• **Figure scripts**
......

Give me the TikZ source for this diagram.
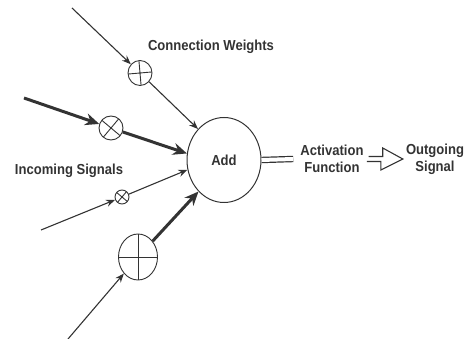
\documentclass[tikz,border=0pt]{standalone}
\usepackage{fontspec}
\setmainfont{Liberation Sans}[FakeStretch=0.9]
\usetikzlibrary{arrows.meta,shapes.geometric}
\definecolor{ink}{gray}{0.2}
\tikzset{
  lbl/.style={font=\bfseries\fontsize{14.5}{17}\selectfont, text=ink, align=center, inner sep=0pt},
  thinarrow/.style={draw=ink, line width=1.1pt, -{Stealth[length=9pt,width=7pt]}},
  thickarrow/.style={draw=ink, line width=3pt, -{Stealth[length=14pt,width=12pt]}},
  crossangle/.style={/utils/exec=\def\crossang{#1}},
  wgt/.style={draw=ink, ellipse, line width=0.9pt, inner sep=0pt, crossangle=0,
    path picture={
      \draw[ink, line width=0.9pt] (path picture bounding box.center)
        +(\crossang:40) -- +(\crossang+180:40)
        +(\crossang+90:40) -- +(\crossang-90:40);}},
}
\begin{document}
\begin{tikzpicture}[x=1pt,y=-1pt]
  \useasboundingbox (0,0) rectangle (466,339);

  % summing unit
  \node[draw=ink, ellipse, line width=1pt, minimum width=74pt, minimum height=85pt,
        font=\bfseries\fontsize{14.5}{17}\selectfont, text=ink] (add) at (224,160) {Add};

  % connection weights
  \node[wgt, minimum width=24pt, minimum height=25pt, crossangle=-5] (w1) at (140,73) {};
  \node[wgt, minimum width=24pt, minimum height=24pt, crossangle=40] (w2) at (111,128) {};
  \node[wgt, minimum width=14pt, minimum height=14pt, crossangle=40] (w3) at (122,197) {};
  \node[wgt, minimum width=39pt, minimum height=46pt, crossangle=0] (w4) at (138,257) {};

  % loose ends of the incoming signals
  \coordinate (s1) at (72,8);
  \coordinate (s2) at (24,98);
  \coordinate (s3) at (41,230);
  \coordinate (s4) at (68,339);

  \draw[thinarrow] (s1) -- (w1);
  \draw[thickarrow] (s2) -- (w2);
  \draw[thinarrow] (s3) -- (w3);
  \draw[thinarrow] (s4) -- (w4);

  \draw[thinarrow] (w1) -- (add.130);
  \draw[thickarrow] (w2) -- (add.170);
  \draw[thinarrow] (w3) -- (add.195);
  \draw[thickarrow] (w4) -- (add.231);

  % labels
  \node[lbl] (cw) at (211,47) {Connection Weights};
  \node[lbl] (ins) at (69,171) {Incoming Signals};
  \node[lbl] (act) at (332,159) {Activation\\Function};
  \node[lbl] (out) at (435,159) {Outgoing\\Signal};

  % output path
  \draw[ink, double=white, double distance=4pt, line width=1.2pt]
    (add.east) -- ([xshift=-7pt]act.west);
  \coordinate (a1) at ([xshift=5pt]act.east);
  \coordinate (a2) at ([xshift=-3pt]out.west);
  \draw[ink, line width=1.1pt, line join=miter]
    (a1) ++(0,-2.5) -- ++(14,0) -- ++(0,-8.5) -- (a2) -- ++(-22,11) -- ++(0,-8.5) -- ++(-14,0);
\end{tikzpicture}
\end{document}
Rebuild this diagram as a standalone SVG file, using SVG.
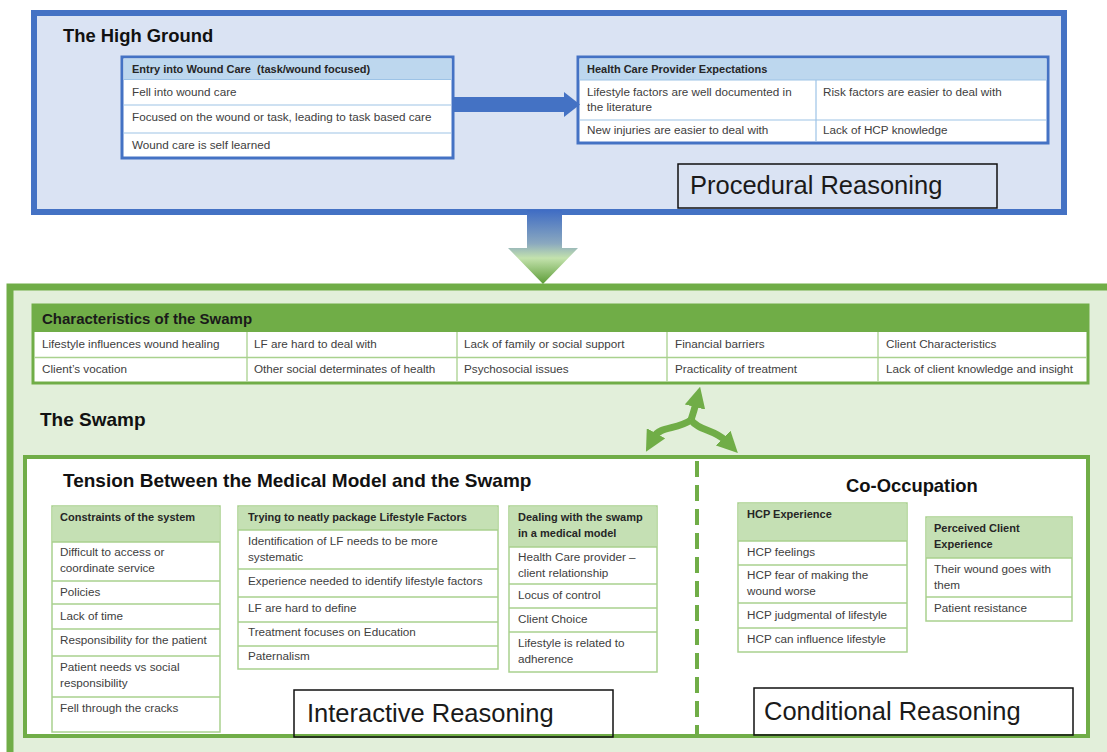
<svg xmlns="http://www.w3.org/2000/svg" width="1107" height="752" viewBox="0 0 1107 752">
<style>
text{font-family:"Liberation Sans",Arial,sans-serif}
.title{font-size:18.4px;font-weight:bold;fill:#111}
.big{font-size:25.5px;fill:#1a1a1a}
.t{font-size:11.7px;fill:#404040}
.h{font-size:11px;font-weight:bold;fill:#262626}
.bluet{stroke:#4472c4;stroke-width:3;fill:#fff}
.bluehdr{fill:#bdd7ee}
.blueln{stroke:#9dc3e6;stroke-width:1.2}
.grnt{stroke:#a9d18e;stroke-width:1.5;fill:#fff}
.grnhdr{fill:#c5e0b4}
.grnln{stroke:#a9d18e;stroke-width:1.3}
.label{fill:none;stroke:#111;stroke-width:1.5}
.conn{fill:none;stroke:#70ad47;stroke-width:7}
</style>
<defs>
<linearGradient id="downGrad" gradientUnits="userSpaceOnUse" x1="0" y1="210" x2="0" y2="284">
<stop offset="0" stop-color="#3f6cc4"/>
<stop offset="0.45" stop-color="#8aa8bf"/>
<stop offset="0.65" stop-color="#c3e2ad"/>
<stop offset="1" stop-color="#5c9c36"/>
</linearGradient>
<marker id="gh" viewBox="0 0 10 10" refX="2" refY="5" markerWidth="3" markerHeight="3" orient="auto" markerUnits="strokeWidth">
<path d="M0,0 L10,5 L0,10 z" fill="#70ad47"/>
</marker>
</defs>

<g id="high-ground">
<rect x="34" y="13" width="1030" height="199" fill="#dae3f3" stroke="#4472c4" stroke-width="6"/>
<text class="title" x="63" y="42">The High Ground</text>
</g>

<g id="entry-wound-care">
<rect class="bluet" x="122" y="57" width="331" height="101"/>
<rect class="bluehdr" x="123.5" y="58.5" width="328" height="21"/>
<line class="blueln" x1="123.5" y1="79.5" x2="451.5" y2="79.5"/>
<line class="blueln" x1="123.5" y1="105" x2="451.5" y2="105"/>
<line class="blueln" x1="123.5" y1="133" x2="451.5" y2="133"/>
<text class="h" x="132" y="73">Entry into Wound Care &#160;(task/wound focused)</text>
<text class="t" x="132" y="96">Fell into wound care</text>
<text class="t" x="132" y="121">Focused on the wound or task, leading to task based care</text>
<text class="t" x="132" y="149">Wound care is self learned</text>
</g>

<g id="hcp-expectations">
<rect class="bluet" x="578" y="57" width="470" height="86"/>
<rect class="bluehdr" x="579.5" y="58.5" width="467" height="21.5"/>
<line class="blueln" x1="579.5" y1="80" x2="1046.5" y2="80"/>
<line class="blueln" x1="579.5" y1="120" x2="1046.5" y2="120"/>
<line class="blueln" x1="816" y1="80" x2="816" y2="141.5"/>
<text class="h" x="587" y="73">Health Care Provider Expectations</text>
<text class="t" x="587" y="96">Lifestyle factors are well documented in</text>
<text class="t" x="587" y="111">the literature</text>
<text class="t" x="823" y="96">Risk factors are easier to deal with</text>
<text class="t" x="587" y="134">New injuries are easier to deal with</text>
<text class="t" x="823" y="134">Lack of HCP knowledge</text>
</g>

<g id="procedural-reasoning">
<rect class="label" x="678" y="164" width="319" height="44" fill="#dae3f3"/>
<text class="big" x="690" y="194">Procedural Reasoning</text>
</g>

<g id="swamp">
<rect x="10" y="287" width="1110" height="480" fill="#e2efda" stroke="#70ad47" stroke-width="7"/>
<text class="title" x="40" y="426" style="font-size:19px">The Swamp</text>
</g>

<g id="characteristics">
<rect x="33" y="305" width="1055" height="78" fill="#fff" stroke="#70ad47" stroke-width="3"/>
<rect x="33" y="305" width="1055" height="27" fill="#70ad47"/>
<line class="grnln" x1="34.5" y1="357.5" x2="1086.5" y2="357.5"/>
<line class="grnln" x1="247" y1="332" x2="247" y2="381.5"/>
<line class="grnln" x1="457" y1="332" x2="457" y2="381.5"/>
<line class="grnln" x1="667" y1="332" x2="667" y2="381.5"/>
<line class="grnln" x1="878" y1="332" x2="878" y2="381.5"/>
<text x="42" y="324" style="font-size:15px;font-weight:bold;fill:#1a1a1a">Characteristics of the Swamp</text>
<text class="t" x="42" y="348">Lifestyle influences wound healing</text>
<text class="t" x="254" y="348">LF are hard to deal with</text>
<text class="t" x="464" y="348">Lack of family or social support</text>
<text class="t" x="675" y="348">Financial barriers</text>
<text class="t" x="886" y="348">Client Characteristics</text>
<text class="t" x="42" y="373">Client’s vocation</text>
<text class="t" x="254" y="373">Other social determinates of health</text>
<text class="t" x="464" y="373">Psychosocial issues</text>
<text class="t" x="675" y="373">Practicality of treatment</text>
<text class="t" x="886" y="373">Lack of client knowledge and insight</text>
</g>

<g id="inner-frame">
<rect x="25" y="457" width="1063" height="279" fill="#fff" stroke="#70ad47" stroke-width="4"/>
<line x1="697" y1="461" x2="697" y2="734" stroke="#70ad47" stroke-width="4" stroke-dasharray="16 8"/>
<text class="title" x="63" y="487" style="font-size:19px">Tension Between the Medical Model and the Swamp</text>
<text class="title" x="846" y="492">Co-Occupation</text>
</g>

<g id="constraints">
<rect class="grnt" x="52" y="506" width="168" height="226"/>
<rect class="grnhdr" x="52.8" y="506.8" width="166.4" height="35.2"/>
<line class="grnln" x1="52" y1="542" x2="220" y2="542"/>
<line class="grnln" x1="52" y1="581" x2="220" y2="581"/>
<line class="grnln" x1="52" y1="604" x2="220" y2="604"/>
<line class="grnln" x1="52" y1="629" x2="220" y2="629"/>
<line class="grnln" x1="52" y1="656" x2="220" y2="656"/>
<line class="grnln" x1="52" y1="697" x2="220" y2="697"/>
<text class="h" x="60" y="521">Constraints of the system</text>
<text class="t" x="60" y="556">Difficult to access or</text>
<text class="t" x="60" y="572">coordinate service</text>
<text class="t" x="60" y="596">Policies</text>
<text class="t" x="60" y="620">Lack of time</text>
<text class="t" x="60" y="644">Responsibility for the patient</text>
<text class="t" x="60" y="671">Patient needs vs social</text>
<text class="t" x="60" y="687">responsibility</text>
<text class="t" x="60" y="712">Fell through the cracks</text>
</g>

<g id="lifestyle-factors">
<rect class="grnt" x="238" y="506" width="260" height="163"/>
<rect class="grnhdr" x="238.8" y="506.8" width="258.4" height="23.2"/>
<line class="grnln" x1="238" y1="530" x2="498" y2="530"/>
<line class="grnln" x1="238" y1="569" x2="498" y2="569"/>
<line class="grnln" x1="238" y1="597" x2="498" y2="597"/>
<line class="grnln" x1="238" y1="622" x2="498" y2="622"/>
<line class="grnln" x1="238" y1="646" x2="498" y2="646"/>
<text class="h" x="248" y="521">Trying to neatly package Lifestyle Factors</text>
<text class="t" x="248" y="545">Identification of LF needs to be more</text>
<text class="t" x="248" y="561">systematic</text>
<text class="t" x="248" y="585">Experience needed to identify lifestyle factors</text>
<text class="t" x="248" y="612">LF are hard to define</text>
<text class="t" x="248" y="636">Treatment focuses on Education</text>
<text class="t" x="248" y="660">Paternalism</text>
</g>

<g id="dealing-swamp">
<rect class="grnt" x="509" y="506" width="148" height="166"/>
<rect class="grnhdr" x="509.8" y="506.8" width="146.4" height="40.2"/>
<line class="grnln" x1="509" y1="547" x2="657" y2="547"/>
<line class="grnln" x1="509" y1="584" x2="657" y2="584"/>
<line class="grnln" x1="509" y1="608" x2="657" y2="608"/>
<line class="grnln" x1="509" y1="632" x2="657" y2="632"/>
<text class="h" x="518" y="521">Dealing with the swamp</text>
<text class="h" x="518" y="537">in a medical model</text>
<text class="t" x="518" y="561">Health Care provider –</text>
<text class="t" x="518" y="577">client relationship</text>
<text class="t" x="518" y="599">Locus of control</text>
<text class="t" x="518" y="623">Client Choice</text>
<text class="t" x="518" y="647">Lifestyle is related to</text>
<text class="t" x="518" y="663">adherence</text>
</g>

<g id="interactive-reasoning">
<rect class="label" x="294" y="690" width="319" height="47" fill="#fff"/>
<text class="big" x="307" y="722">Interactive Reasoning</text>
</g>

<g id="hcp-experience">
<rect class="grnt" x="738" y="503" width="169" height="149"/>
<rect class="grnhdr" x="738.8" y="503.8" width="167.4" height="37.2"/>
<line class="grnln" x1="738" y1="541" x2="907" y2="541"/>
<line class="grnln" x1="738" y1="565" x2="907" y2="565"/>
<line class="grnln" x1="738" y1="603" x2="907" y2="603"/>
<line class="grnln" x1="738" y1="628" x2="907" y2="628"/>
<text class="h" x="747" y="518">HCP Experience</text>
<text class="t" x="747" y="556">HCP feelings</text>
<text class="t" x="747" y="579">HCP fear of making the</text>
<text class="t" x="747" y="595">wound worse</text>
<text class="t" x="747" y="619">HCP judgmental of lifestyle</text>
<text class="t" x="747" y="643">HCP can influence lifestyle</text>
</g>

<g id="perceived-client">
<rect class="grnt" x="926" y="517" width="146" height="104"/>
<rect class="grnhdr" x="926.8" y="517.8" width="144.4" height="40.2"/>
<line class="grnln" x1="926" y1="558" x2="1072" y2="558"/>
<line class="grnln" x1="926" y1="597" x2="1072" y2="597"/>
<text class="h" x="934" y="532">Perceived Client</text>
<text class="h" x="934" y="548">Experience</text>
<text class="t" x="934" y="573">Their wound goes with</text>
<text class="t" x="934" y="589">them</text>
<text class="t" x="934" y="612">Patient resistance</text>
</g>

<g id="conditional-reasoning">
<rect class="label" x="754" y="688" width="319" height="47" fill="#fff"/>
<text class="big" x="764" y="720">Conditional Reasoning</text>
</g>

<g id="connectors">
<path d="M453,104.5 H565" stroke="#4472c4" stroke-width="15" fill="none"/>
<polygon points="564,92 580,104.5 564,117" fill="#4472c4"/>
<polygon points="527,210 562,210 562,248 578,248 543,284 508,248 527,248" fill="url(#downGrad)"/>
<path class="conn" d="M691,420 Q694,411 696,403" marker-end="url(#gh)"/>
<path class="conn" d="M691,420 C677,430 660,426 654,437" marker-end="url(#gh)"/>
<path class="conn" d="M691,420 C699,431 714,429 726,441" marker-end="url(#gh)"/>
</g>
</svg>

......

• **Exercise prompt**
Repeat the listing above exactly from its first line to the line containing "text=ink] (add) at", both included, and omit the pictures.

• **Completed task**
Give me the TikZ source for this diagram.
\documentclass[tikz,border=0pt]{standalone}
\usepackage{fontspec}
\setmainfont{Liberation Sans}[FakeStretch=0.9]
\usetikzlibrary{arrows.meta,shapes.geometric}
\definecolor{ink}{gray}{0.2}
\tikzset{
  lbl/.style={font=\bfseries\fontsize{14.5}{17}\selectfont, text=ink, align=center, inner sep=0pt},
  thinarrow/.style={draw=ink, line width=1.1pt, -{Stealth[length=9pt,width=7pt]}},
  thickarrow/.style={draw=ink, line width=3pt, -{Stealth[length=14pt,width=12pt]}},
  crossangle/.style={/utils/exec=\def\crossang{#1}},
  wgt/.style={draw=ink, ellipse, line width=0.9pt, inner sep=0pt, crossangle=0,
    path picture={
      \draw[ink, line width=0.9pt] (path picture bounding box.center)
        +(\crossang:40) -- +(\crossang+180:40)
        +(\crossang+90:40) -- +(\crossang-90:40);}},
}
\begin{document}
\begin{tikzpicture}[x=1pt,y=-1pt]
  \useasboundingbox (0,0) rectangle (466,339);

  % summing unit
  \node[draw=ink, ellipse, line width=1pt, minimum width=74pt, minimum height=85pt,
        font=\bfseries\fontsize{14.5}{17}\selectfont, text=ink] (add) at (224,160) {Add};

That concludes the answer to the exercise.